One man seeks happiness and validation in the wrong woman, who dumps him. Luckily for him, though, a new woman enters his life and seems ready to compensate any feelings he is ready to give.
Review (with Spoilers)
Though controversial, it is hard to say Seth MacFarlane, with his R-rated Looney Tunes style of comedy, doesn’t have his moments. For while this may be one of his first in which he physically is starring, he has shown through Family Guy, and public appearances, that he isn’t against giving you the idea that anything can happen and no subject may be taboo. Which for A Million Ways to Die in the West, makes for a seriously slapstick, and borderline ridiculous at times, movie. One which doesn’t try, like its contemporaries, to pair an arguably deep story with a slew of jokes, but more so focuses on the laughs and a good enough story to help deliver them.
Characters & Story
Out in the west, around the year 1882, lives a man named Albert Stark (Seth MacFarlane) who is far from rich. He is but a simple sheep farmer who barely does his job well. But, despite this, he has a decent life. However, one thing that seems to be alluding him is the love of Louise (Amanda Seyfried), a wannabe debutante. For this woman, Albert seems willing to do anything, but being that he doesn’t have the type of money Foy (Neil Patrick Harris) has, Albert ends up without his girl, and has only the shoulder of best friend Edward (Giovanni Ribisi) to cry on.
But, slightly luckily for Albert, not too long after Louise dumps him comes Anna (Charlize Theron). She is a bit of a tomboy, though a romantic at heart. One more than willing to look past Albert’s faults and see this sweet guy who maybe could make a good husband. Something which she doesn’t really have in Clinch (Liam Neeson) who is a regional outlaw/ bandit who everyone fears.
Well, except Anna to a point. For while Clinch is out terrorizing some town, Anna finds herself spending an immense amount of time with Albert trying to prep him for a duel with Foy, over Louise. Somewhere along their training, though, Albert and Anna begin to fall for one another, and Louise gets a tad turned on by how badass Albert is getting. Leaving us to wonder, between Louise seeing Albert in a new light, and Clinch willing, and ready, to take out the man messing around with his wife, will Albert forsake Anna just so he won’t experience one of the million ways to die in the west?
In total, I laughed about 48 times over the course of this movie, which I find weird because the jokes were never really that complex, but you can see MacFarlane was looking for any which way he could to get the audience to laugh. Be it physical comedy; dirty jokes; racial jokes; through cameo appearances, like Doc Brown (Christopher Lloyd) showing up; and the occasional insightful joke about how strange it must have been to live in the west, each scene he tries to give you a good laugh, and lets just about every character try to win you over. Which they do.
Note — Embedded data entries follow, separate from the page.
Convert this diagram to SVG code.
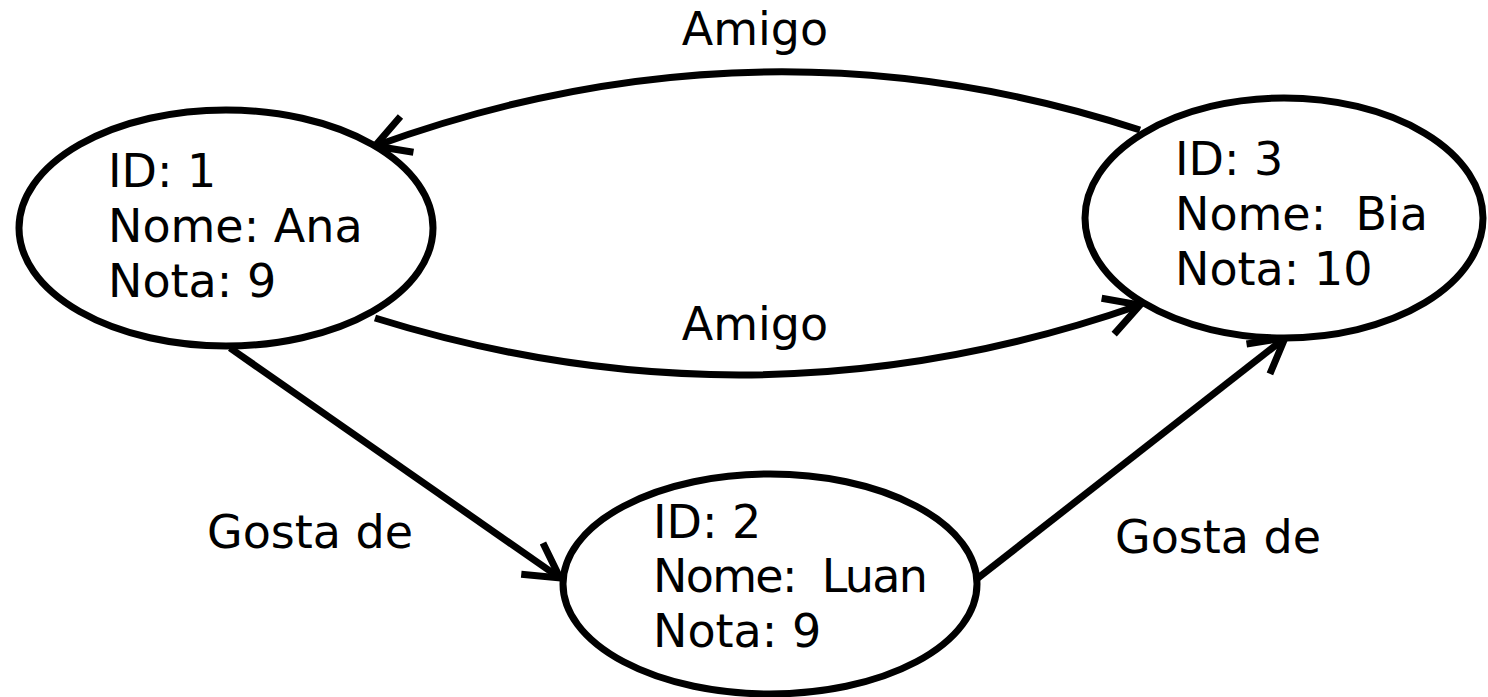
<svg xmlns="http://www.w3.org/2000/svg" width="1488" height="697" viewBox="0 0 1488 697">
<style>
.node{fill:#fff;stroke:#000;stroke-width:7}
.t{font-family:"DejaVu Sans",sans-serif;font-size:46px;fill:#000}
.edge{fill:none;stroke:#000;stroke-width:7}
</style>
<defs>
<marker id="arr" markerUnits="userSpaceOnUse" markerWidth="60" markerHeight="60" refX="0" refY="0" viewBox="-50 -30 60 60" orient="auto" overflow="visible">
<path d="M-34,-19 L0,0 L-34,19" fill="none" stroke="#000" stroke-width="7"/>
</marker>
</defs>
<rect width="1488" height="697" fill="#fff"/>
<g id="connectors">
<path class="edge" d="M1140,130 Q760,6 375,146" marker-end="url(#arr)"/>
<path class="edge" d="M375,318 Q760,438 1140,305" marker-end="url(#arr)"/>
<path class="edge" d="M230,348 L560,578" marker-end="url(#arr)"/>
<path class="edge" d="M978,578 L1285,338" marker-end="url(#arr)"/>
<text class="t" x="755" y="45" text-anchor="middle">Amigo</text>
<text class="t" x="755" y="340" text-anchor="middle">Amigo</text>
<text class="t" x="207" y="548">Gosta de</text>
<text class="t" x="1115" y="553">Gosta de</text>
</g>
<g id="node1">
<ellipse class="node" cx="226" cy="228" rx="207" ry="118"/>
<text class="t" x="108" y="187">ID: 1</text>
<text class="t" x="108" y="242">Nome: Ana</text>
<text class="t" x="108" y="297">Nota: 9</text>
</g>
<g id="node3">
<ellipse class="node" cx="1284" cy="218" rx="199" ry="120"/>
<text class="t" x="1175" y="175">ID: 3</text>
<text class="t" x="1175" y="230" xml:space="preserve">Nome:  Bia</text>
<text class="t" x="1175" y="285">Nota: 10</text>
</g>
<g id="node2">
<ellipse class="node" cx="770" cy="584" rx="207" ry="110"/>
<text class="t" x="653" y="538">ID: 2</text>
<text class="t" x="653" y="592" xml:space="preserve" textLength="275" lengthAdjust="spacing">Nome:  Luan</text>
<text class="t" x="653" y="647">Nota: 9</text>
</g>
</svg>
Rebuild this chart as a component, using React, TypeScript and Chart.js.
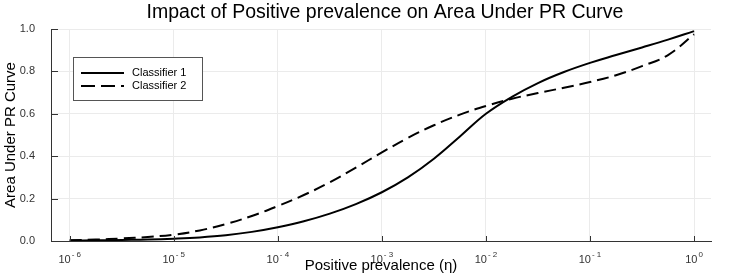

Of course, though, Albert takes the lead by doing most of the aforementioned type of jokes, but then comes Foy who matches wits with Albert through a dance number, a mustache obsession, bad puns, and through Harris using the line “Challenge Accepted,” in a Barney-esque way. As for the others, they also get their little niche, or moment to shine, as well. Edward and Ruth (Sarah Silverman) have the strangest relationship for he plays this straight-laced square, who is in a very committed relationship with a woman who sleeps with a minimum of ten men daily, on a bad day. But, what makes that duo so comical is how Silverman plays up her usual quirks, as Harris does for Foy, and somehow adapts them to the times. She is a would-be church girl, who doesn’t want to sleep with Edward before marriage, and yet she eagerly has sex for money. All the while being this sugar sweet girlfriend who Edward sometimes wipes the cum off of.
Though the best part, to me, was the cameos. Be it Gilbert Gottfried as Abraham Lincoln, the aforementioned appearance of Doc Brown, or even Django, this movie presents itself as a film in which anyone can show up, and anything can possibly happen.
Which compensates for how dull the story can be at times. For while I will give props to MacFarlane for sort of flipping the usual romantic trope of a guy changing a girl’s life and making it so the girl changes the guy’s life, outside of that, everything here seems very basic. What makes matters worse though is MacFarlane tries to make Albert sympathetic and deep, in terms of his insecurities, but when you mentally compare this to the other comedies which seek to give their characters some depth, MacFarlane’s attempts seem underdone and forced.
Overall: Worth Seeing
This film, for me, is right on that border between being “Worth Seeing” and “TV viewing” with the jokes being what push this toward being “Worth Seeing.” However, if this film wasn’t as funny as it was, it would undeniably be a “TV Viewing” type movie because there isn’t a lot of strong points in the film. The story is adequate, and while I like how they developed the relationship between Albert and Anna, at the same time it only made for a decent distraction while you waited for the next joke. So, considering a minimum of 48 laughs, that is why I am saying this film is “Worth Seeing.”